Much has happened in the golf business since the beginning of the Masters tournament on April 7th. Tiger Woods' "chip heard around the world" at the sixteenth hole generated over 1 million dollars in advertising equivalent for Nike -- contributed to a 34% increase in television ratings; became the second most TIVOed sports segment in history (behind Janet Jackson's Super Bowl wardrobe malfunction); and earned a place with Brandi Chastain's bra and Terrell Owens' Sharpie as one of modern sport's most memorable moments.
As the United States Open begins this week at Pinehurst, Tiger is the only golfer with a chance to win the coveted Grand Slam. Though Tiger's consecutive cut streak ended at 142 tournaments in Texas 3 weeks ago (and caused a 29% ratings drop at the Byron Nelson Championship that weekend), he is the "favorite" pro male golfer of 56.3% surveyed by TNS Sports. Phil Mickelson is next, at 10.6%.

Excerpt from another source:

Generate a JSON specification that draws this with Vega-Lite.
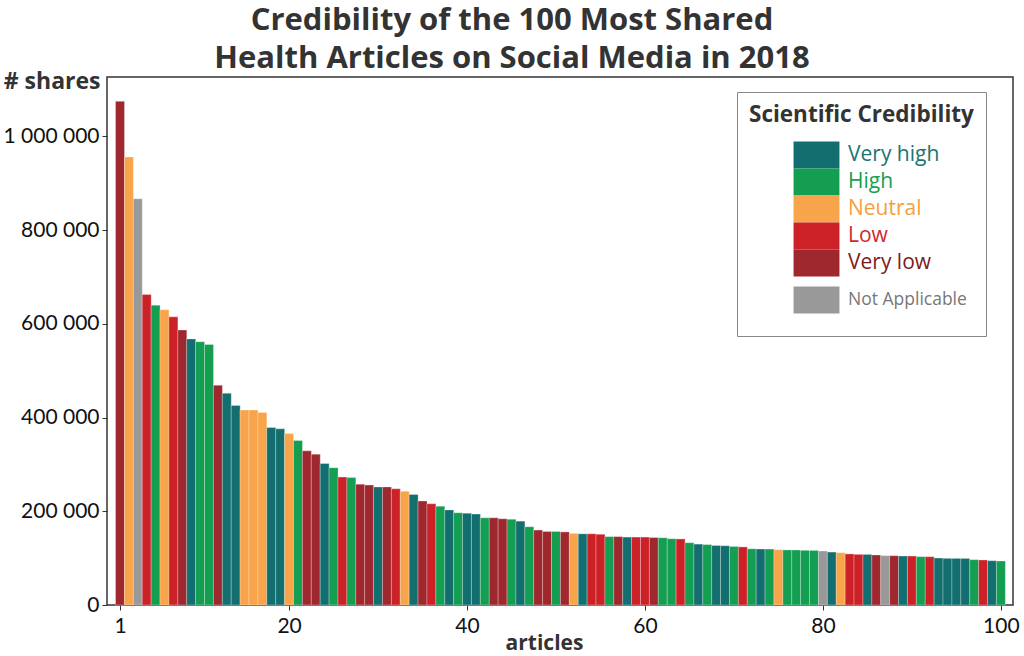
{
  "$schema": "https://vega.github.io/schema/vega-lite/v6.json",
  "width": 906,
  "height": 528,
  "autosize": {"type": "none"},
  "padding": {"left": 107, "top": 77, "right": 11, "bottom": 51},
  "title": {
    "text": ["Credibility of the 100 Most Shared", "Health Articles on Social Media in 2018"],
    "font": "Open Sans",
    "fontSize": 31,
    "fontWeight": "bold",
    "color": "#333333",
    "anchor": "middle",
    "lineHeight": 38,
    "offset": -5,
    "dx": -48
  },
  "data": {
    "values": [
      {"rank": 1, "shares": 1075000, "credibility": "Very low"},
      {"rank": 2, "shares": 956000, "credibility": "Neutral"},
      {"rank": 3, "shares": 867000, "credibility": "Not Applicable"},
      {"rank": 4, "shares": 663000, "credibility": "Low"},
      {"rank": 5, "shares": 640000, "credibility": "High"},
      {"rank": 6, "shares": 630000, "credibility": "Neutral"},
      {"rank": 7, "shares": 615000, "credibility": "Low"},
      {"rank": 8, "shares": 587000, "credibility": "Very low"},
      {"rank": 9, "shares": 568000, "credibility": "Very high"},
      {"rank": 10, "shares": 562000, "credibility": "High"},
      {"rank": 11, "shares": 556000, "credibility": "High"},
      {"rank": 12, "shares": 469000, "credibility": "Very low"},
      {"rank": 13, "shares": 452000, "credibility": "Very high"},
      {"rank": 14, "shares": 426000, "credibility": "Very high"},
      {"rank": 15, "shares": 416000, "credibility": "Neutral"},
      {"rank": 16, "shares": 416000, "credibility": "Neutral"},
      {"rank": 17, "shares": 411000, "credibility": "Neutral"},
      {"rank": 18, "shares": 379000, "credibility": "Very high"},
      {"rank": 19, "shares": 376000, "credibility": "Very high"},
      {"rank": 20, "shares": 366000, "credibility": "Neutral"},
      {"rank": 21, "shares": 351000, "credibility": "High"},
      {"rank": 22, "shares": 329000, "credibility": "Very low"},
      {"rank": 23, "shares": 322000, "credibility": "Very low"},
      {"rank": 24, "shares": 302000, "credibility": "Very high"},
      {"rank": 25, "shares": 293000, "credibility": "High"},
      {"rank": 26, "shares": 273000, "credibility": "Low"},
      {"rank": 27, "shares": 272000, "credibility": "High"},
      {"rank": 28, "shares": 258000, "credibility": "Very low"},
      {"rank": 29, "shares": 256000, "credibility": "Very low"},
      {"rank": 30, "shares": 252000, "credibility": "Very high"},
      {"rank": 31, "shares": 252000, "credibility": "Very low"},
      {"rank": 32, "shares": 248000, "credibility": "Low"},
      {"rank": 33, "shares": 243000, "credibility": "Neutral"},
      {"rank": 34, "shares": 236000, "credibility": "Very high"},
      {"rank": 35, "shares": 222000, "credibility": "Very low"},
      {"rank": 36, "shares": 216000, "credibility": "Low"},
      {"rank": 37, "shares": 211000, "credibility": "High"},
      {"rank": 38, "shares": 203000, "credibility": "Very high"},
      {"rank": 39, "shares": 197000, "credibility": "High"},
      {"rank": 40, "shares": 196000, "credibility": "Very high"},
      {"rank": 41, "shares": 194000, "credibility": "Very high"},
      {"rank": 42, "shares": 186000, "credibility": "High"},
      {"rank": 43, "shares": 186000, "credibility": "Very low"},
      {"rank": 44, "shares": 184000, "credibility": "Very low"},
      {"rank": 45, "shares": 183000, "credibility": "High"},
      {"rank": 46, "shares": 179000, "credibility": "Very high"},
      {"rank": 47, "shares": 167000, "credibility": "High"},
      {"rank": 48, "shares": 160000, "credibility": "Very low"},
      {"rank": 49, "shares": 157000, "credibility": "Very low"},
      {"rank": 50, "shares": 157000, "credibility": "High"},
      {"rank": 51, "shares": 156000, "credibility": "Very low"},
      {"rank": 52, "shares": 153000, "credibility": "Neutral"},
      {"rank": 53, "shares": 152000, "credibility": "Very high"},
      {"rank": 54, "shares": 152000, "credibility": "Low"},
      {"rank": 55, "shares": 151000, "credibility": "Low"},
      {"rank": 56, "shares": 146000, "credibility": "High"},
      {"rank": 57, "shares": 146000, "credibility": "Very low"},
      {"rank": 58, "shares": 145000, "credibility": "Very high"},
      {"rank": 59, "shares": 145000, "credibility": "Low"},
      {"rank": 60, "shares": 145000, "credibility": "Low"},
      {"rank": 61, "shares": 144000, "credibility": "Very low"},
      {"rank": 62, "shares": 143500, "credibility": "High"},
      {"rank": 63, "shares": 141500, "credibility": "High"},
      {"rank": 64, "shares": 141000, "credibility": "Low"},
      {"rank": 65, "shares": 133000, "credibility": "High"},
      {"rank": 66, "shares": 130000, "credibility": "Very high"},
      {"rank": 67, "shares": 129000, "credibility": "High"},
      {"rank": 68, "shares": 127000, "credibility": "Very high"},
      {"rank": 69, "shares": 126500, "credibility": "Very high"},
      {"rank": 70, "shares": 125000, "credibility": "High"},
      {"rank": 71, "shares": 124000, "credibility": "Low"},
      {"rank": 72, "shares": 120000, "credibility": "High"},
      {"rank": 73, "shares": 119500, "credibility": "Very high"},
      {"rank": 74, "shares": 119400, "credibility": "High"},
      {"rank": 75, "shares": 118000, "credibility": "Neutral"},
      {"rank": 76, "shares": 117500, "credibility": "High"},
      {"rank": 77, "shares": 117400, "credibility": "High"},
      {"rank": 78, "shares": 116700, "credibility": "High"},
      {"rank": 79, "shares": 116500, "credibility": "High"},
      {"rank": 80, "shares": 115300, "credibility": "Not Applicable"},
      {"rank": 81, "shares": 113000, "credibility": "Very high"},
      {"rank": 82, "shares": 111700, "credibility": "Neutral"},
      {"rank": 83, "shares": 109000, "credibility": "Low"},
      {"rank": 84, "shares": 108100, "credibility": "Low"},
      {"rank": 85, "shares": 108000, "credibility": "Very high"},
      {"rank": 86, "shares": 106700, "credibility": "Very low"},
      {"rank": 87, "shares": 105300, "credibility": "Not Applicable"},
      {"rank": 88, "shares": 105200, "credibility": "Very low"},
      {"rank": 89, "shares": 104600, "credibility": "Very high"},
      {"rank": 90, "shares": 104500, "credibility": "Low"},
      {"rank": 91, "shares": 103200, "credibility": "High"},
      {"rank": 92, "shares": 103100, "credibility": "Low"},
      {"rank": 93, "shares": 100300, "credibility": "Very high"},
      {"rank": 94, "shares": 99600, "credibility": "Very high"},
      {"rank": 95, "shares": 99500, "credibility": "Very high"},
      {"rank": 96, "shares": 99400, "credibility": "Very high"},
      {"rank": 97, "shares": 96800, "credibility": "High"},
      {"rank": 98, "shares": 96100, "credibility": "Low"},
      {"rank": 99, "shares": 94600, "credibility": "Very high"},
      {"rank": 100, "shares": 93900, "credibility": "High"}
    ]
  },
  "mark": {"type": "bar", "width": 9, "stroke": "#ffffff", "strokeWidth": 0.6, "strokeOpacity": 0.5},
  "encoding": {
    "x": {
      "field": "rank",
      "type": "quantitative",
      "scale": {"domain": [0.1, 100.8], "nice": false, "zero": false},
      "axis": {
        "values": [1, 20, 40, 60, 80, 100],
        "title": "articles",
        "titleFont": "Open Sans",
        "titleFontSize": 21,
        "titleFontWeight": "bold",
        "titleColor": "#333333",
        "titleX": 437,
        "titlePadding": -4,
        "labelFont": "Lato",
        "labelFontSize": 21,
        "labelColor": "#111111",
        "labelPadding": 5,
        "tickSize": 5,
        "tickColor": "#333333",
        "domain": false,
        "grid": false
      }
    },
    "y": {
      "field": "shares",
      "type": "quantitative",
      "scale": {"domain": [0, 1127000], "nice": false},
      "axis": {
        "values": [0, 200000, 400000, 600000, 800000, 1000000],
        "format": ",d",
        "title": "# shares",
        "titleFont": "Open Sans",
        "titleFontSize": 23,
        "titleFontWeight": "bold",
        "titleColor": "#333333",
        "titleAngle": 0,
        "titleAlign": "right",
        "titleBaseline": "middle",
        "titleX": -7,
        "titleY": 4,
        "labelFont": "Lato",
        "labelFontSize": 21,
        "labelColor": "#111111",
        "labelPadding": 3,
        "tickSize": 5,
        "tickColor": "#333333",
        "domain": false,
        "grid": false
      }
    },
    "color": {
      "field": "credibility",
      "type": "nominal",
      "scale": {
        "domain": ["Very high", "High", "Neutral", "Low", "Very low", "Not Applicable"],
        "range": ["#136f6f", "#149e52", "#f8a44a", "#cd2128", "#9f272e", "#999999"]
      },
      "legend": {
        "title": "Scientific Credibility",
        "orient": "none",
        "legendX": 630,
        "legendY": 15,
        "fillColor": "#ffffff",
        "strokeColor": "#888888",
        "padding": 12,
        "titleFont": "Open Sans",
        "titleFontSize": 22.5,
        "titleFontWeight": "bold",
        "titleColor": "#333333",
        "titleLimit": 400,
        "titlePadding": 18,
        "symbolType": "M-1.7,-1H1.7V1H-1.7Z",
        "symbolSize": 729,
        "symbolStrokeColor": "transparent",
        "symbolStrokeWidth": {"expr": "datum.value === 'Not Applicable' ? 5 : 0"},
        "symbolOpacity": 1,
        "symbolOffset": 57,
        "labelOffset": 21,
        "labelFont": "Open Sans",
        "labelFontSize": {"expr": "datum.value === 'Not Applicable' ? 17.5 : 21"},
        "labelColor": {"expr": "datum.value === 'Very high' ? '#187573' : datum.value === 'High' ? '#16a04f' : datum.value === 'Neutral' ? '#f6a03c' : datum.value === 'Low' ? '#d0282e' : datum.value === 'Very low' ? '#7d1b1b' : '#777777'"},
        "labelLimit": 300,
        "rowPadding": 0
      }
    }
  },
  "config": {
    "view": {"stroke": "#333333", "strokeWidth": 1.5},
    "locale": {"number": {"decimal": ".", "thousands": " ", "grouping": [3], "currency": ["", ""]}}
  }
}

While Jack Nicklaus announcing his "final" retirement at St. Andrews next month produced a torrent of news coverage, Mother Nature has actually grabbed more golf headlines in 2005. Ten of the first 18 events of this season experienced at least one weather-related suspension. The Wachovia Championship in Charlotte even purchased a $1 million weather insurance policy against lost gate receipts, pro-am revenue, and concessions.
Beyond the weather, three other challenges loom for the golf industry as it celebrates its second major championship of 2005.
CHALLENGE ONE: SUCCESSFULLY COMPLETE A LONG TERM TELEVISION DEAL
The PGA Tour is nearing the end of its record $850 million television contract – a deal which allowed the top 50 professional tour golfers to earn over $390 million dollars in prize money and endorsement fees last year. The rights fees helped fund 62% of PGA Tour prize money. The television networks quickly remind the Tour that the record deal was signed a few months before September 11th and at Tiger Woods' professional zenith. Since then, aggregate golf ratings have dropped 25%.
The Tour responds that ratings have been more consistent over the past eight years than any sport besides NASCAR. It also notes that it generates $50 million of advertising in addition to the $350 million that the networks create each year.
Sponsors love the golf demographics. The average fan makes more than $66,000, and owns more than $500,000 in life insurance. Over 40% of the network's television revenues come from sponsors; such companies as Callaway, Nike, Titleist, and TaylorMade are planning major advertising campaigns around this week's U.S. Open. Still, the PGA tour is looking for new ways to appeal to television. Scheduling modifications may happen – including moving the Tour Championship to early September (before football peaks), and moving the Players Championship to later in the summer, away from the NCAA Basketball Tournament. Look for negotiations to intensify after this week's Major.
CHALLENGE TWO: GROW THE "OTHER" TOURS
The Champions Tour (formerly the PGA Senior Tour) seems to be moving in the right direction. Attendance has increased approximately 10%; over 25 tournament sponsorships have been secured for 2006, and a recent poll found interest in the Champions Tour growing "faster than any sport or league" between 2000-2003 (a 14.1% increase). Adding Tom Watson, Tom Kite, Peter Jacobsen, Craig Stadler, and other popular PGA Tour graduates has enhanced the marketability of the Champions Tour.
As for the LPGA, average prize money has increased from an average of $800,000 to $1.3 million per event – $43 million in total. Nevertheless, outgoing LPGA Commissioner Ty Votaw is attempting to shake up the sport by introducing a playoff style format for the ADT Championship this November in South Florida – culminating with a $1 million shootout between two finalists. Controversy has followed, but the Tour has benefited from the publicity.
While 9.3 million women play golf today, the industry has set a goal of 16.5 million golfers within 5 years. Superstar-in-waiting Michelle Wie has substantially increased interest, and her endorsement value could jump to $20 million annually when she finally turns pro. About 25% of new golfers are female, and 63% of the Women's Golf Association members have gone from beginners to averaging 26 rounds per year.